Les adhérents du Strass revendiquent leur choix. « Je suis militante, j’assume », répète souvent Morgane Merteuil. Elle enchaîne: « Je suis une pute. » Elle préfère ce mot à celui de prostituée, « comme les mouvements gays ou lesbiens qui se sont ré approprié les termes de “pédé” et “gouine” ». Consciencieuse, elle sort un discours bien rodé sur les questions inévitables. Oui, il y a des femmes qui sont maltraitées, mais est-ce une raison pour interdire complètement ce type d’activité ? Oui, il y a des mauvais jours, mais est-ce qu’il y a des métiers où tout est parfait ? Non, elle n’a pas eu une enfance difficile et violente, elle était juste une ado rebelle très réticente à l’autorité. Oui, elle aune vie sentimentale à côté et elle n’hésite pas à faire le premier pas.

« Morgane a une très grande culture. Elle donne une autre image de nous, elle montre que nous ne sommes pas que des écervelées avec deux neurones, juste bonnes à sucer des bites », s’enthousiasme Chloé, camarade syndiquée. Le Strass et sa secrétaire générale rêvent de collectifs autogérés par les prostituées : « Surtout pas des maisons closes, avec un patron. On ne veut pas qu’en étant décriminalisée, la prostitution devienne une industrie de plus », juge Morgane Merteuil. « Elle a reboosté ce syndicat qui était dans une phase un peu compliquée, avec des fondateurs partis à l’étranger, note Cécile Lhuillier, vice-présidente d’Act-Up, association amie. Elle apporte du concret dans les débats, elle est super-active. J’aimerais bien qu’il y ait plus de personnes comme elle. »

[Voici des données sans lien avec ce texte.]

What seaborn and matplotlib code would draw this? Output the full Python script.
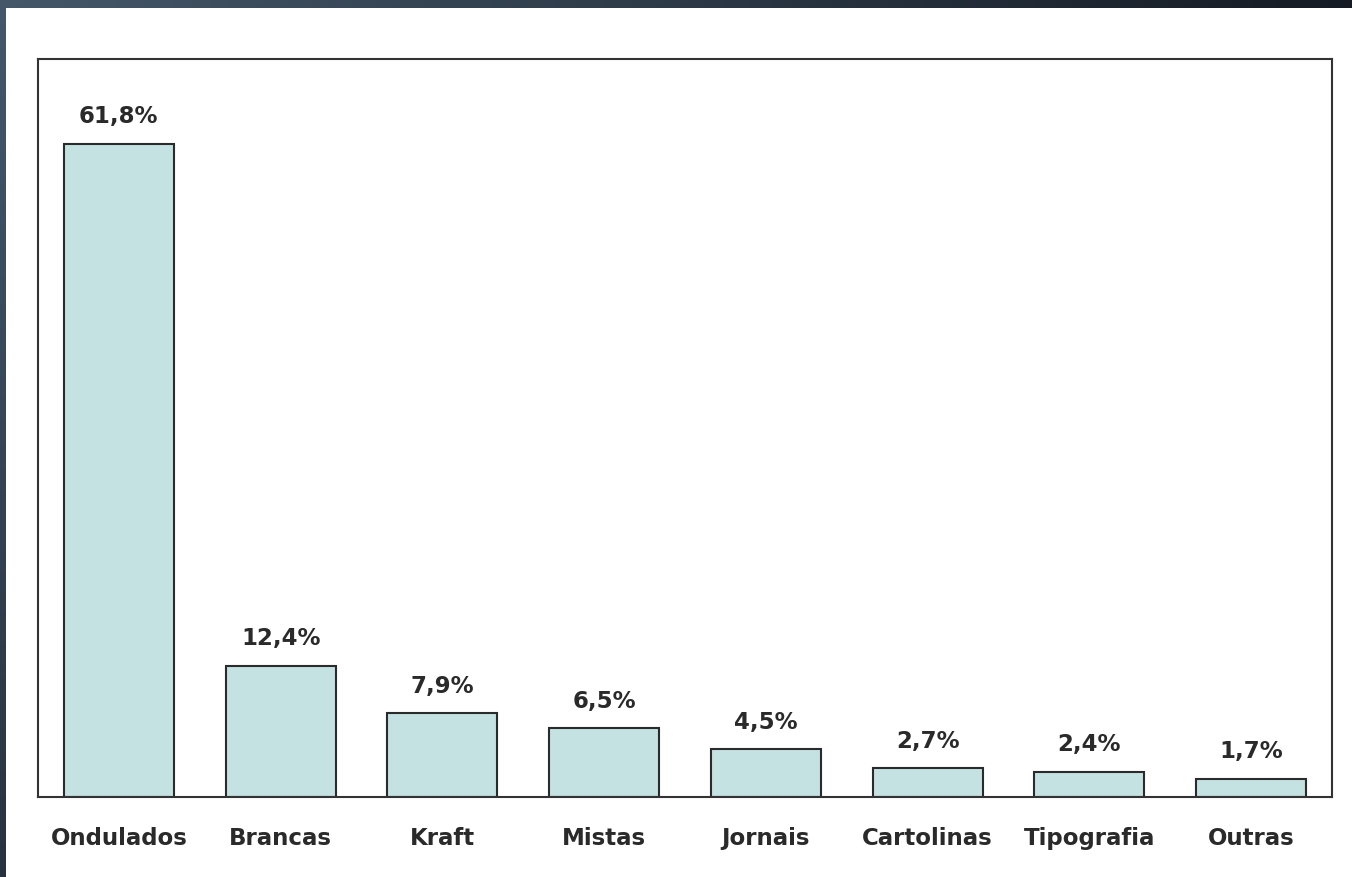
import numpy as np
import pandas as pd
import matplotlib
matplotlib.use("Agg")
import matplotlib.pyplot as plt
from matplotlib.patches import Rectangle
import seaborn as sns

# Paper recycling by type (%)
categories = ["Ondulados", "Brancas", "Kraft", "Mistas", "Jornais",
              "Cartolinas", "Tipografia", "Outras"]
values = [61.8, 12.4, 7.9, 6.5, 4.5, 2.7, 2.4, 1.7]
value_labels = ["61,8%", "12,4%", "7,9%", "6,5%", "4,5%", "2,7%", "2,4%", "1,7%"]

df = pd.DataFrame({"categoria": categories, "valor": values})

sns.set_theme(style="white")
plt.rcParams["font.family"] = ["DejaVu Sans"]

W, H = 1352, 878
fig = plt.figure(figsize=(W / 100, H / 100), dpi=100)

# Dark slate frame along the top and left edges
bg = fig.add_axes([0, 0, 1, 1], zorder=-10)
bg.set_axis_off()
xs = np.linspace(0, 1, 256)[None, :]
ys = np.linspace(0, 1, 256)[:, None]
light = np.array([68, 88, 106]) / 255
dark = np.array([16, 20, 28]) / 255
t = np.clip(0.9 * xs + 0.55 * ys, 0, 1)[..., None]
grad = light * (1 - t) + dark * t
bg.imshow(grad, extent=[0, 1, 0, 1], aspect="auto", origin="upper")
bg.set_xlim(0, 1)
bg.set_ylim(0, 1)
bg.add_patch(Rectangle((6 / W, 0), 1, 1 - 9 / H, facecolor="white",
                       edgecolor="none", zorder=2))

ax = fig.add_axes([38 / W, 1 - 798 / H, (1332 - 38) / W, (798 - 60) / H])
sns.barplot(data=df, x="categoria", y="valor", ax=ax, color="#c4e2e2",
            saturation=1, width=0.68, edgecolor="#2b2b2b", linewidth=1.5)

ax.set_xlim(-0.5, 7.5)
ax.set_ylim(0, 69.8)
ax.set_xlabel("")
ax.set_ylabel("")
ax.set_yticks([])
ax.tick_params(axis="x", length=0, pad=21)
for lbl in ax.get_xticklabels():
    lbl.set_fontsize(16.5)
    lbl.set_fontweight("bold")
    lbl.set_color("#2a2a2a")
for s in ax.spines.values():
    s.set_color("#333333")
    s.set_linewidth(1.5)

for i, (v, txt) in enumerate(zip(values, value_labels)):
    ax.annotate(txt, (i, v), xytext=(0, 12), textcoords="offset points",
                ha="center", va="bottom", fontsize=16.5, fontweight="bold",
                color="#2a2a2a")

fig.savefig("out.png", dpi=100)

La militante se définit comme « anarchiste et libertaire ». En avril 2012, elle ne votera pas. « Je n’ai pas envie de participer à un système capitaliste où c’est quelqu’un d’autre qui va gagner son argent sur ma force de travail. Contrairement aux idées reçues, je ne suis pas à vendre. » Elle rit. Redevient sérieuse : « Là, je vais me consacrer quelque temps au militantisme et après j’aimerais bien faire une thèse sur Grisélidis Réal. » Elle voit l’écrivaine, artiste et prostituée suisse « une des premières catins révolutionnaires » comme une « égérie ».

Son travail d’escort lui permet de garder du temps pour militer, de choisir ses horaires et ses clients : « Je fais dans les 25-45 ans, pas trop dans les vieux. » 200 euros de l’heure. Elle préfère se déplacer à l’hôtel ou à domicile.

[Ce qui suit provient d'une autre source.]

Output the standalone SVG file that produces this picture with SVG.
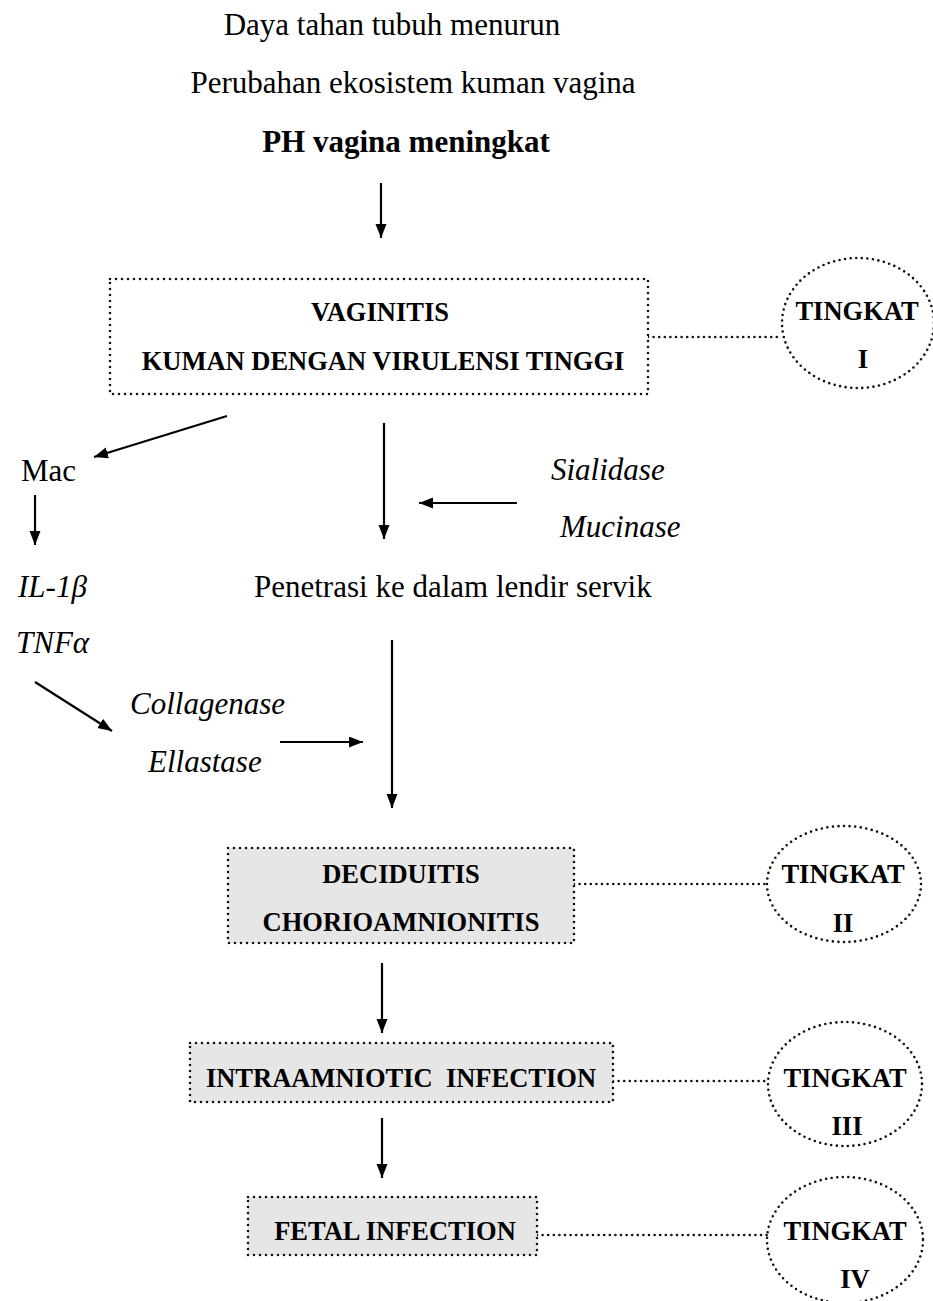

Les temps sont durs. La crise économique et les lois répressives sont passées par là. Elle dit que le pire c’est pour les filles dehors. Elle dit qu’elle aussi, est « en galère de thunes ». Elle dit qu’il y a des périodes comme ça. La semaine dernière, elle a eu trois rendez-vous seulement dont deux qui l’ont fait venir pour ne pas lui ouvrir.

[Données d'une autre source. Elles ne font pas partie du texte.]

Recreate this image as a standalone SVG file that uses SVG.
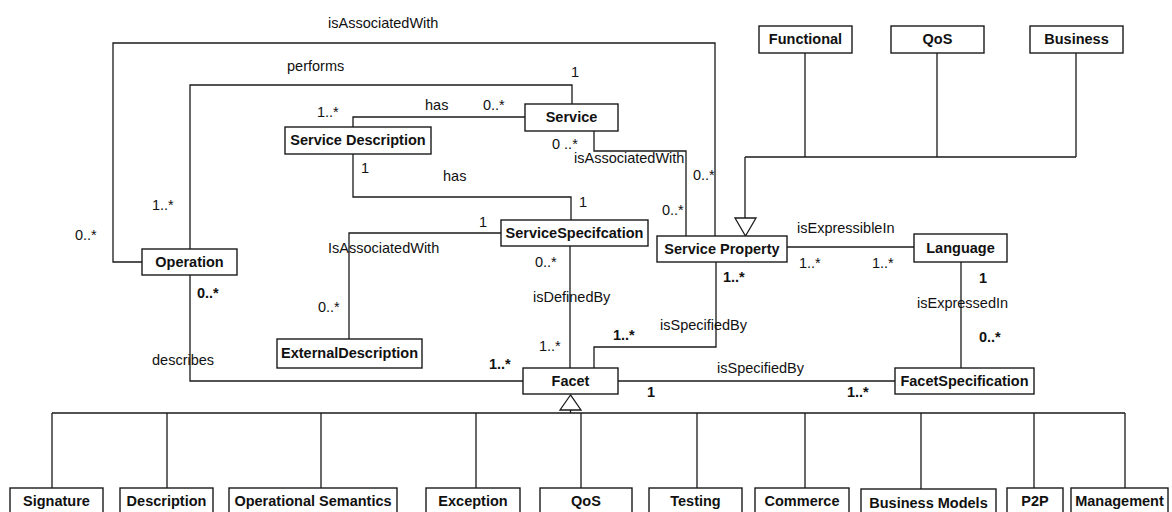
<svg xmlns="http://www.w3.org/2000/svg" width="1172" height="512" viewBox="0 0 1172 512">
<style>
.box{fill:#fff;stroke:#1a1a1a;stroke-width:1.4}
.ln{fill:none;stroke:#1a1a1a;stroke-width:1.3}
.tri{fill:#fff;stroke:#1a1a1a;stroke-width:1.3}
.nt{font-family:"Liberation Sans",Arial,sans-serif;font-size:14.5px;font-weight:bold;fill:#111;text-anchor:middle}
.lb{font-family:"Liberation Sans",Arial,sans-serif;font-size:14.5px;fill:#111}
.lbb{font-family:"Liberation Sans",Arial,sans-serif;font-size:14.5px;font-weight:bold;fill:#111}
</style>
<rect width="1172" height="512" fill="#fff"/>
<g id="connectors">
<path class="ln" d="M142,262 H113 V43 H715 V236"/>
<path class="ln" d="M190,249 V85 H572 V104"/>
<path class="ln" d="M353,127 V117 H525"/>
<path class="ln" d="M353,154 V197 H571 V220"/>
<path class="ln" d="M501,233 H349 V339"/>
<path class="ln" d="M190,275 V381 H523"/>
<path class="ln" d="M570,246 V368"/>
<path class="ln" d="M716,262 V347 H594 V368"/>
<path class="ln" d="M594,131 V151 H686 V236"/>
<path class="ln" d="M787,247 H914"/>
<path class="ln" d="M961,262 V368"/>
<path class="ln" d="M618,381 H895"/>
<path class="ln" d="M805,53 V157 M937,53 V157 M1076,53 V157 M745,157 H1076 M745,157 V218"/>
<polygon class="tri" points="735,218 756,218 745.5,236"/>
<path class="ln" d="M570.5,410 V413 M52,413 H1125 M52,413 V488 M167,413 V488 M321,413 V488 M476,413 V488 M581,413 V488 M697,413 V488 M805,413 V488 M921,413 V489 M1034,413 V488 M1125,413 V488"/>
<polygon class="tri" points="570.5,395 560,410 581,410"/>
</g>
<g id="labels">
<text class="lb" x="328" y="28">isAssociatedWith</text>
<text class="lb" x="287" y="71">performs</text>
<text class="lb" x="571" y="77">1</text>
<text class="lb" x="317" y="117">1..*</text>
<text class="lb" x="425" y="110">has</text>
<text class="lb" x="483" y="110">0..*</text>
<text class="lb" x="552" y="149">0 ..*</text>
<text class="lb" x="574" y="163">isAssociatedWith</text>
<text class="lb" x="693" y="180">0..*</text>
<text class="lb" x="662" y="215">0..*</text>
<text class="lb" x="361" y="173">1</text>
<text class="lb" x="443" y="181">has</text>
<text class="lb" x="579" y="207">1</text>
<text class="lb" x="479" y="227">1</text>
<text class="lb" x="328" y="253">IsAssociatedWith</text>
<text class="lb" x="152" y="210">1..*</text>
<text class="lb" x="75" y="240">0..*</text>
<text class="lbb" x="197" y="298">0..*</text>
<text class="lb" x="318" y="312">0..*</text>
<text class="lb" x="152" y="365">describes</text>
<text class="lb" x="535" y="267">0..*</text>
<text class="lb" x="533" y="302">isDefinedBy</text>
<text class="lb" x="539" y="351">1..*</text>
<text class="lbb" x="489" y="369">1..*</text>
<text class="lbb" x="613" y="340">1..*</text>
<text class="lb" x="660" y="330">isSpecifiedBy</text>
<text class="lbb" x="723" y="282">1..*</text>
<text class="lb" x="717" y="373">isSpecifiedBy</text>
<text class="lbb" x="647" y="397">1</text>
<text class="lbb" x="847" y="397">1..*</text>
<text class="lb" x="797" y="233">isExpressibleIn</text>
<text class="lb" x="799" y="268">1..*</text>
<text class="lb" x="872" y="268">1..*</text>
<text class="lbb" x="979" y="283">1</text>
<text class="lb" x="917" y="308">isExpressedIn</text>
<text class="lbb" x="979" y="342">0..*</text>
</g>
<g id="functional"><rect class="box" x="759" y="26" width="93" height="27"/><text class="nt" x="805.5" y="44">Functional</text></g>
<g id="qos-top"><rect class="box" x="891" y="26" width="93" height="27"/><text class="nt" x="937.5" y="44">QoS</text></g>
<g id="business"><rect class="box" x="1030" y="26" width="93" height="27"/><text class="nt" x="1076.5" y="44">Business</text></g>
<g id="service"><rect class="box" x="525" y="104" width="93" height="27"/><text class="nt" x="571.5" y="122">Service</text></g>
<g id="service-description"><rect class="box" x="285" y="127" width="146" height="27"/><text class="nt" x="358" y="145">Service Description</text></g>
<g id="service-specification"><rect class="box" x="501" y="220" width="147" height="26"/><text class="nt" x="574.5" y="237.5">ServiceSpecifcation</text></g>
<g id="service-property"><rect class="box" x="657" y="236" width="130" height="26"/><text class="nt" x="722" y="253.5">Service Property</text></g>
<g id="language"><rect class="box" x="914" y="234" width="93" height="28"/><text class="nt" x="960.5" y="252.5">Language</text></g>
<g id="operation"><rect class="box" x="142" y="249" width="95" height="26"/><text class="nt" x="189.5" y="266.5">Operation</text></g>
<g id="external-description"><rect class="box" x="277" y="339" width="145" height="29"/><text class="nt" x="349.5" y="358">ExternalDescription</text></g>
<g id="facet"><rect class="box" x="523" y="368" width="95" height="26"/><text class="nt" x="570.5" y="385.5">Facet</text></g>
<g id="facet-specification"><rect class="box" x="895" y="368" width="139" height="26"/><text class="nt" x="964.5" y="385.5">FacetSpecification</text></g>
<g id="signature"><rect class="box" x="10" y="488" width="93" height="30"/><text class="nt" x="56.5" y="506">Signature</text></g>
<g id="description"><rect class="box" x="120" y="488" width="93" height="30"/><text class="nt" x="166.5" y="506">Description</text></g>
<g id="operational-semantics"><rect class="box" x="229" y="488" width="168" height="30"/><text class="nt" x="313" y="506">Operational Semantics</text></g>
<g id="exception"><rect class="box" x="426" y="488" width="94" height="30"/><text class="nt" x="473" y="506">Exception</text></g>
<g id="qos-bottom"><rect class="box" x="540" y="488" width="92" height="30"/><text class="nt" x="586" y="506">QoS</text></g>
<g id="testing"><rect class="box" x="649" y="488" width="93" height="30"/><text class="nt" x="695.5" y="506">Testing</text></g>
<g id="commerce"><rect class="box" x="755" y="488" width="94" height="30"/><text class="nt" x="802" y="506">Commerce</text></g>
<g id="business-models"><rect class="box" x="861" y="489" width="135" height="30"/><text class="nt" x="928.5" y="508">Business Models</text></g>
<g id="p2p"><rect class="box" x="1007" y="488" width="56" height="30"/><text class="nt" x="1035" y="506">P2P</text></g>
<g id="management"><rect class="box" x="1071" y="488" width="97" height="30"/><text class="nt" x="1119.5" y="506">Management</text></g>
</svg>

Morgane Merteuil invoque parfois « l’intime » pour rester discrète. On ne connaîtra pas son pseudo Internet. Sur sa famille, tout juste apprend-on qu’elle a beaucoup bougé quand elle était gamine et que son père est plutôt « réac ». D’ailleurs, tout le monde n’est pas encore au courant. On s’inquiète : « Mais avec la photo, le portrait, là, ils vont tous le savoir... » « Je sais... » « Vous n ‘avez pas peur de leurs réactions ? » « Non. » Elle hésite, se balance un peu sur elle-même, revient en arrière. « Je sais que je vais m’en prendre plein la geule. » Un bref silence. « J’ai fait un choix de vie, j’assume. » Elle le répète une nouvelle fois : « Faut assumer.»

EN 7 DATES
1986
Naissance. 2006 Bac L par correspondance. 2009 Débute dans un bar américain. Mars 2011 Adhésion officielle au Strass. Juin 2011 Secrétaire générale du Strass. 2011 Fin de son master-2 de lettres. Mardi 6 décembre 2011 Dépôt de résolution à l’Assemblée pour la pénalisation des clients de la prostitution.